Myth 1. Anxiety is natural
Anxiety might be common but it isn’t natural. The fact that anxiety rates in present-day Africa and Asia are far lower than in the West points to this, as does the fact that it is rarely appears in very young children. It is arousal that is ‘natural’ and anxiety is an exaggerated, worrisome version of that. Anxiety disorders of the kind seen in psychotherapy are created when the person fuses with worry, perfectionism, self-judgment, guilt and other wrong thinking habits.
Myth 2. Worrying can be useful
While finding solutions to concerns you can do something about can be helpful worry is not useful at all. The problem with worry is that it tends to focus on catastrophes that probably will not happen, or on issues you cannot influence. Concerns, by contrast, relate to real life problems that are there right in front of you and which you can influence – meaning you can reduce the problem, find a solution, or get some help.
Myth 3. Tranquillisers are the solution for anxiety disorders
Benzodiazepines such as Valium, Librium and Xanax are only effective for a few weeks before the effects wear off. Anti-depressants such as Citalopram smother the anxiety but don’t remove the problem or its cause.
The problem with using sedatives is that they mask the symptoms without taking away the fundamental cause – which is wrong work of the mind.
Myth 4 You need to understand the cause of your anxiety in order to work with it
The only ’cause’ you need to know about is that anxiety is that it is triggered by negative thinking which, in turn, sets off the alarm system centred on the amygdala. It is not necessary to establish where the negative thoughts came from. In fact, in many cases exploring the source of the problem can worsen the anxiety. This is because dwelling on past history fosters the idea that anxiety is ‘deep-rooted’ or has ‘become part of my personality’ and is therefore difficult to remove. Plus, of course, dwelling on negative thoughts brings on the problem again.
Myth 5 Anxiety is caused by stress.
Since stress is now a meaningless term it cannot be the cause of anything. See my article on this here. The cause of stress is right there in the conscious, worrying mind; it isn’t triggered by external events.

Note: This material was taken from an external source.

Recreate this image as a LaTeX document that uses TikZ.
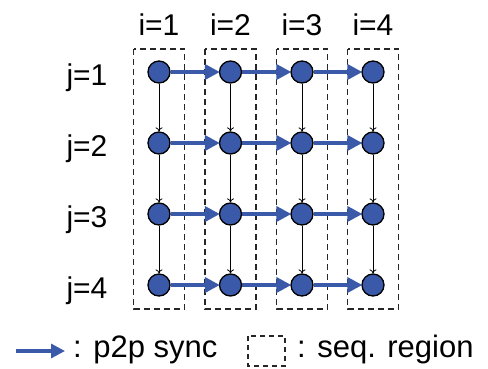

Myth 6. Positive thinking is a solution for anxiety
Positive thinking typically involves people telling themselves half-truths like ‘I can conquer all my fears’, ‘I am a wonderful person’, or ‘I am strong/confident/invincible, etc’. The problem is that affirmations can make the problem worse if the person does not really believe in them. Thus strengthening the underlying belief that nothing can be done about anxiety. The correct approach to anxious thoughts is to defuse from them, not to try and replace them.

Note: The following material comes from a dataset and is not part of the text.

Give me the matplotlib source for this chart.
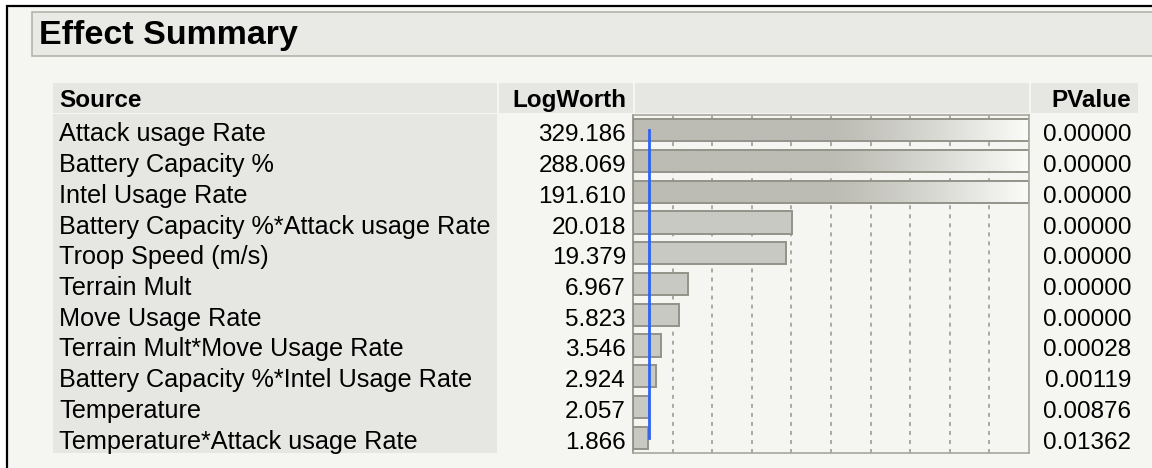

Myth 7. Anxiety is difficult to resolve.
Anxiety is straightforward to solve, although it may entail some hard work . The hard bit is training yourself daily to switch your attention away from it. That is why Mindfulness is an effective tool in the treatment of anxiety. I speak as someone who between the ages of 18 and 33 had anxiety most days, and panic attacks several times a month. I rarely have the problem now.